Courtesy of Auchentoshan
Courtesy of Auchentoshan

Normally, finding something floating in your drink would be cause for alarm, but in the age of 3-D printing, it's cause for wonder. Print A Drink is a new industrial 3-D printer that builds liquid objects within a cocktail by injecting individual microliter droplets in a preprogrammed pattern, creating basic shapes while basically blowing our minds. A printed shape jiggles but remains intact as you swirl the drink around it—and it’s totally potable.

The Print A Drink machine was developed in Austria, but it recently made its way to the U.S. thanks to a partnership with scotch distillery Auchentoshan. While we always enjoy watching a master bartender prepare a complex cocktail, watching the Print A Drink machine at work is even more satisfying. The printer’s long arm, which resembles something from an automated car production line, gingerly dips a long needle into a glass, then spits out droplets in rapid fire with shocking finesse for such a hulking mechanical device. The entire process takes less than 90 seconds for the most complex shapes.

According to Benjamin Greimel, who developed the technology while studying at the University for Art and Design in Linz, the printer can work with standard cocktail ingredients, including juices, syrups and spirits, but it’s best to choose a clear cocktail so that the printed figure is visible. Auchentoshan created the Bamboo Scotsman—a play on the classic Bamboo with Auchentoshan American Oak, Dolin Blanc vermouth, fino sherry, aromatic bitters and orange bitters—to act as a canvas for the first 3-D printed cocktail in the U.S. The molecular shape itself is made out of colored olive oil. If you prefer to gaze in awe at the printed figure rather than gulp it down immediately, it will maintain its shape for 15 to 20 minutes.

Print A Drink has a long way to go before you’ll see 3-D cocktails on a menu at your local bar, since the current industrial robot is heavy, bulky and expensive, and the machine’s interface requires some technical training to use. But, with the help of an Austrian research institute for food technology, Greimel is hard at work on the next generation. He hopes to create a version more suitable for actual bars, one with improved resolution allowing for more complex printed shapes.

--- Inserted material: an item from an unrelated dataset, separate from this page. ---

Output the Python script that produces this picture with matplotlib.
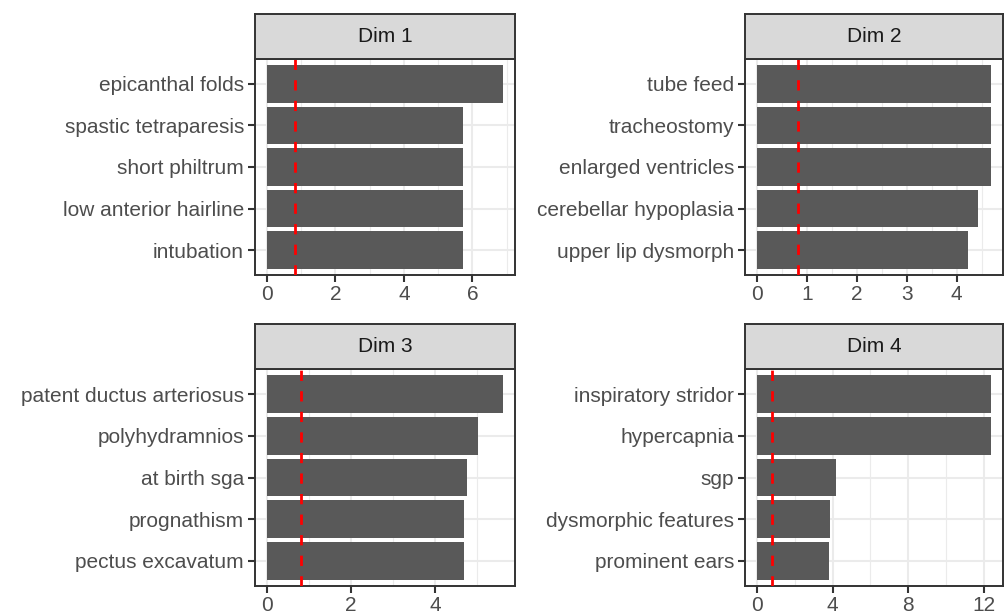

We imagine a bar printing its name inside a drink would do pretty well on Instagram—kind of like a next-level logo—and who know’s what a molecular mixologist could do with that kind of tech.

Greimel, for one, emphasizes the printer’s egalitarian possibilities, pointing out that the once distant and alien technology of 3-D printing is much more comprehendible to everyday people when they hold it in a lowball.